Can you transcribe the data exactly? Leave the pictures out.

_PROVIDED MATERIAL:_
· · ·
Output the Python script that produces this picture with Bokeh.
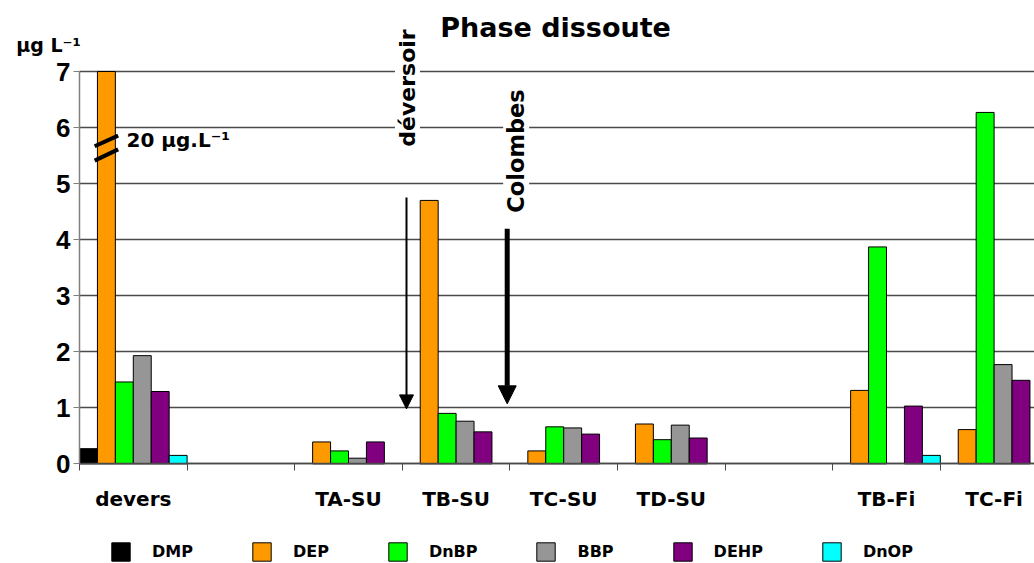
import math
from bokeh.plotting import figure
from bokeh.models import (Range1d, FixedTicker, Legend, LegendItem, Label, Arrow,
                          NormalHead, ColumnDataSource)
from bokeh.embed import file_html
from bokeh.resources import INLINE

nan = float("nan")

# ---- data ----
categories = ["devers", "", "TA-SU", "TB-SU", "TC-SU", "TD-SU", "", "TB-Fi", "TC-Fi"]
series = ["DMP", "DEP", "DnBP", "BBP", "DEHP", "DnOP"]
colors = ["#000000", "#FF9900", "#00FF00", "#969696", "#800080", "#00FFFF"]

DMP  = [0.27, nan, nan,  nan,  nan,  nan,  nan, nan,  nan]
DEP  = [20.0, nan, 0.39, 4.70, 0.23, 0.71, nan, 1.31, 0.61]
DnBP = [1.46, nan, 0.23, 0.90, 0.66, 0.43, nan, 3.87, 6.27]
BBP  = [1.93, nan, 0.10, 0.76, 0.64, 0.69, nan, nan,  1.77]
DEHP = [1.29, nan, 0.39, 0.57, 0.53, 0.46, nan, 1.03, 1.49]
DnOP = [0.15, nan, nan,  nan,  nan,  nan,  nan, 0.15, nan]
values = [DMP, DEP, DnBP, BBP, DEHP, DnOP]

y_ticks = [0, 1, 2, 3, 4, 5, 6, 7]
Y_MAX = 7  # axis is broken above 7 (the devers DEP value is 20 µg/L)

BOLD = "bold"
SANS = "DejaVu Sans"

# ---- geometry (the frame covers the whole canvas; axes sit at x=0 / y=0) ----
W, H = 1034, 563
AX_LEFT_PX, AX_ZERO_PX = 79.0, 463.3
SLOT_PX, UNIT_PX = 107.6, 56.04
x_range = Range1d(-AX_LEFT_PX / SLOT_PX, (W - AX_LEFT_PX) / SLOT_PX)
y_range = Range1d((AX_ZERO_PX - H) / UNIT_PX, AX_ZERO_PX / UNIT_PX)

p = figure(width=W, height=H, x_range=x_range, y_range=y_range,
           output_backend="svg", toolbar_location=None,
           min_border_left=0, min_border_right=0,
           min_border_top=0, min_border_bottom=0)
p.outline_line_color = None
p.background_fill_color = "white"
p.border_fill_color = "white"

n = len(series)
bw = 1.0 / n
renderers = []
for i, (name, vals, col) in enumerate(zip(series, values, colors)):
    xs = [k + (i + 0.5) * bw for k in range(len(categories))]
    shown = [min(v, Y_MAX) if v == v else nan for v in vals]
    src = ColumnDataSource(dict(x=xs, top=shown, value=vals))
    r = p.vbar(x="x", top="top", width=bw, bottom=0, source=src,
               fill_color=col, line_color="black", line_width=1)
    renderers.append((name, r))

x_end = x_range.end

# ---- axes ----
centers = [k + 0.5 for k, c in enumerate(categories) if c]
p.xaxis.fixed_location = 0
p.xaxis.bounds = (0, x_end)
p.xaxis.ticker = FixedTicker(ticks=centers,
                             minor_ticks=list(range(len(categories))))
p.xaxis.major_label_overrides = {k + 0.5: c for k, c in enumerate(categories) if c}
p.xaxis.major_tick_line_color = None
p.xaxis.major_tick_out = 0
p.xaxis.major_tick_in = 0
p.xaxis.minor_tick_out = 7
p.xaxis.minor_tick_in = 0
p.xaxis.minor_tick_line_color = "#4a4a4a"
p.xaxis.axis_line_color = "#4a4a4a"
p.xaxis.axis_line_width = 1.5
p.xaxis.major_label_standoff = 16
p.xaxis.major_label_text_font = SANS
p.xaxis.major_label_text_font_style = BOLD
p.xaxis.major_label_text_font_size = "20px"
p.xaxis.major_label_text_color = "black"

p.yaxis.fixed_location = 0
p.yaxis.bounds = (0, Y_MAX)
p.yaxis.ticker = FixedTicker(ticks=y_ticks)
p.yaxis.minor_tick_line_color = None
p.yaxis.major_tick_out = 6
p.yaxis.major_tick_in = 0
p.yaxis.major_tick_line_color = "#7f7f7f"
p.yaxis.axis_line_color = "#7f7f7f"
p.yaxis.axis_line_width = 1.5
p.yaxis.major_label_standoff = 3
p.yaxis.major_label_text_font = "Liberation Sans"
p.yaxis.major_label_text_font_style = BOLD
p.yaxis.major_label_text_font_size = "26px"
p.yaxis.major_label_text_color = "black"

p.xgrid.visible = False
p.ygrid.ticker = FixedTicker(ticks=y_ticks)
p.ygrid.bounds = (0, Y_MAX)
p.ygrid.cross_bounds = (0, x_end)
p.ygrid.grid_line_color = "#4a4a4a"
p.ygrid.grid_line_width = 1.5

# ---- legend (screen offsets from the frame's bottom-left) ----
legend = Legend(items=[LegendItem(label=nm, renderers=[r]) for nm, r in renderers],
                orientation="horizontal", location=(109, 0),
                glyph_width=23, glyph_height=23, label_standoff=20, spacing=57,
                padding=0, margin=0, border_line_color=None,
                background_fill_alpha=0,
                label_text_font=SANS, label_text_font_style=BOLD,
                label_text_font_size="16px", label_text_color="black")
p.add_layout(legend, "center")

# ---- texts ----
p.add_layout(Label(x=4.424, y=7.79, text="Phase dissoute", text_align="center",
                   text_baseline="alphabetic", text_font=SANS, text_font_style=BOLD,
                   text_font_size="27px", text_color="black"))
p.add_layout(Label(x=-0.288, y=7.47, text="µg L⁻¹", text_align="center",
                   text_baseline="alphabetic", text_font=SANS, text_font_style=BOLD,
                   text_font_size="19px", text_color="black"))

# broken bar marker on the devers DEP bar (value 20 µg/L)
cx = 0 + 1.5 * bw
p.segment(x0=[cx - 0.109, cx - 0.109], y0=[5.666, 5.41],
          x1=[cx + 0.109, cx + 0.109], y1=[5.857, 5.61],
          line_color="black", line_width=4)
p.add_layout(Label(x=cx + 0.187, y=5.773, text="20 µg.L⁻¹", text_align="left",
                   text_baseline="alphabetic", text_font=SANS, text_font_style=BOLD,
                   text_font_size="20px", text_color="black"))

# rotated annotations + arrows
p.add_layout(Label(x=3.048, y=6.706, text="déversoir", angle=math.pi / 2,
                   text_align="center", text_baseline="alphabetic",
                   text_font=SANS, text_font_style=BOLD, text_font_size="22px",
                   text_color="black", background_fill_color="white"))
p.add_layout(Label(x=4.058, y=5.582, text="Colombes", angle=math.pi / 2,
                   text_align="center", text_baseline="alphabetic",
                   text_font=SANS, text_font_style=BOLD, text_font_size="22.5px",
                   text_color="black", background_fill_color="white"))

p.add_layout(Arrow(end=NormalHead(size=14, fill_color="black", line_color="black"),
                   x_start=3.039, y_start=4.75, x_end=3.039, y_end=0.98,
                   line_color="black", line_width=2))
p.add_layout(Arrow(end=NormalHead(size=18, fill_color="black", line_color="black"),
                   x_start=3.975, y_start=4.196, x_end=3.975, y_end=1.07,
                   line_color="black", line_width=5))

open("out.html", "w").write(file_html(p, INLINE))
· · ·
_SOLUTION TO THE PROBLEM:_
Output the Python script that produces this picture with Bokeh.
import math
from bokeh.plotting import figure
from bokeh.models import (Range1d, FixedTicker, Legend, LegendItem, Label, Arrow,
                          NormalHead, ColumnDataSource)
from bokeh.embed import file_html
from bokeh.resources import INLINE

nan = float("nan")

# ---- data ----
categories = ["devers", "", "TA-SU", "TB-SU", "TC-SU", "TD-SU", "", "TB-Fi", "TC-Fi"]
series = ["DMP", "DEP", "DnBP", "BBP", "DEHP", "DnOP"]
colors = ["#000000", "#FF9900", "#00FF00", "#969696", "#800080", "#00FFFF"]

DMP  = [0.27, nan, nan,  nan,  nan,  nan,  nan, nan,  nan]
DEP  = [20.0, nan, 0.39, 4.70, 0.23, 0.71, nan, 1.31, 0.61]
DnBP = [1.46, nan, 0.23, 0.90, 0.66, 0.43, nan, 3.87, 6.27]
BBP  = [1.93, nan, 0.10, 0.76, 0.64, 0.69, nan, nan,  1.77]
DEHP = [1.29, nan, 0.39, 0.57, 0.53, 0.46, nan, 1.03, 1.49]
DnOP = [0.15, nan, nan,  nan,  nan,  nan,  nan, 0.15, nan]
values = [DMP, DEP, DnBP, BBP, DEHP, DnOP]

y_ticks = [0, 1, 2, 3, 4, 5, 6, 7]
Y_MAX = 7  # axis is broken above 7 (the devers DEP value is 20 µg/L)

BOLD = "bold"
SANS = "DejaVu Sans"

# ---- geometry (the frame covers the whole canvas; axes sit at x=0 / y=0) ----
W, H = 1034, 563
AX_LEFT_PX, AX_ZERO_PX = 79.0, 463.3
SLOT_PX, UNIT_PX = 107.6, 56.04
x_range = Range1d(-AX_LEFT_PX / SLOT_PX, (W - AX_LEFT_PX) / SLOT_PX)
y_range = Range1d((AX_ZERO_PX - H) / UNIT_PX, AX_ZERO_PX / UNIT_PX)

p = figure(width=W, height=H, x_range=x_range, y_range=y_range,
           output_backend="svg", toolbar_location=None,
           min_border_left=0, min_border_right=0,
           min_border_top=0, min_border_bottom=0)
p.outline_line_color = None
p.background_fill_color = "white"
p.border_fill_color = "white"

n = len(series)
bw = 1.0 / n
renderers = []
for i, (name, vals, col) in enumerate(zip(series, values, colors)):
    xs = [k + (i + 0.5) * bw for k in range(len(categories))]
    shown = [min(v, Y_MAX) if v == v else nan for v in vals]
    src = ColumnDataSource(dict(x=xs, top=shown, value=vals))
    r = p.vbar(x="x", top="top", width=bw, bottom=0, source=src,
               fill_color=col, line_color="black", line_width=1)
    renderers.append((name, r))

x_end = x_range.end

# ---- axes ----
centers = [k + 0.5 for k, c in enumerate(categories) if c]
p.xaxis.fixed_location = 0
p.xaxis.bounds = (0, x_end)
p.xaxis.ticker = FixedTicker(ticks=centers,
                             minor_ticks=list(range(len(categories))))
p.xaxis.major_label_overrides = {k + 0.5: c for k, c in enumerate(categories) if c}
p.xaxis.major_tick_line_color = None
p.xaxis.major_tick_out = 0
p.xaxis.major_tick_in = 0
p.xaxis.minor_tick_out = 7
p.xaxis.minor_tick_in = 0
p.xaxis.minor_tick_line_color = "#4a4a4a"
p.xaxis.axis_line_color = "#4a4a4a"
p.xaxis.axis_line_width = 1.5
p.xaxis.major_label_standoff = 16
p.xaxis.major_label_text_font = SANS
p.xaxis.major_label_text_font_style = BOLD
p.xaxis.major_label_text_font_size = "20px"
p.xaxis.major_label_text_color = "black"

p.yaxis.fixed_location = 0
p.yaxis.bounds = (0, Y_MAX)
p.yaxis.ticker = FixedTicker(ticks=y_ticks)
p.yaxis.minor_tick_line_color = None
p.yaxis.major_tick_out = 6
p.yaxis.major_tick_in = 0
p.yaxis.major_tick_line_color = "#7f7f7f"
p.yaxis.axis_line_color = "#7f7f7f"
p.yaxis.axis_line_width = 1.5
p.yaxis.major_label_standoff = 3
p.yaxis.major_label_text_font = "Liberation Sans"
p.yaxis.major_label_text_font_style = BOLD
p.yaxis.major_label_text_font_size = "26px"
p.yaxis.major_label_text_color = "black"

p.xgrid.visible = False
p.ygrid.ticker = FixedTicker(ticks=y_ticks)
p.ygrid.bounds = (0, Y_MAX)
p.ygrid.cross_bounds = (0, x_end)
p.ygrid.grid_line_color = "#4a4a4a"
p.ygrid.grid_line_width = 1.5

# ---- legend (screen offsets from the frame's bottom-left) ----
legend = Legend(items=[LegendItem(label=nm, renderers=[r]) for nm, r in renderers],
                orientation="horizontal", location=(109, 0),
                glyph_width=23, glyph_height=23, label_standoff=20, spacing=57,
                padding=0, margin=0, border_line_color=None,
                background_fill_alpha=0,
                label_text_font=SANS, label_text_font_style=BOLD,
                label_text_font_size="16px", label_text_color="black")
p.add_layout(legend, "center")

# ---- texts ----
p.add_layout(Label(x=4.424, y=7.79, text="Phase dissoute", text_align="center",
                   text_baseline="alphabetic", text_font=SANS, text_font_style=BOLD,
                   text_font_size="27px", text_color="black"))
p.add_layout(Label(x=-0.288, y=7.47, text="µg L⁻¹", text_align="center",
                   text_baseline="alphabetic", text_font=SANS, text_font_style=BOLD,
                   text_font_size="19px", text_color="black"))

# broken bar marker on the devers DEP bar (value 20 µg/L)
cx = 0 + 1.5 * bw
p.segment(x0=[cx - 0.109, cx - 0.109], y0=[5.666, 5.41],
          x1=[cx + 0.109, cx + 0.109], y1=[5.857, 5.61],
          line_color="black", line_width=4)
p.add_layout(Label(x=cx + 0.187, y=5.773, text="20 µg.L⁻¹", text_align="left",
                   text_baseline="alphabetic", text_font=SANS, text_font_style=BOLD,
                   text_font_size="20px", text_color="black"))

# rotated annotations + arrows
p.add_layout(Label(x=3.048, y=6.706, text="déversoir", angle=math.pi / 2,
                   text_align="center", text_baseline="alphabetic",
                   text_font=SANS, text_font_style=BOLD, text_font_size="22px",
                   text_color="black", background_fill_color="white"))
p.add_layout(Label(x=4.058, y=5.582, text="Colombes", angle=math.pi / 2,
                   text_align="center", text_baseline="alphabetic",
                   text_font=SANS, text_font_style=BOLD, text_font_size="22.5px",
                   text_color="black", background_fill_color="white"))

p.add_layout(Arrow(end=NormalHead(size=14, fill_color="black", line_color="black"),
                   x_start=3.039, y_start=4.75, x_end=3.039, y_end=0.98,
                   line_color="black", line_width=2))
p.add_layout(Arrow(end=NormalHead(size=18, fill_color="black", line_color="black"),
                   x_start=3.975, y_start=4.196, x_end=3.975, y_end=1.07,
                   line_color="black", line_width=5))

open("out.html", "w").write(file_html(p, INLINE))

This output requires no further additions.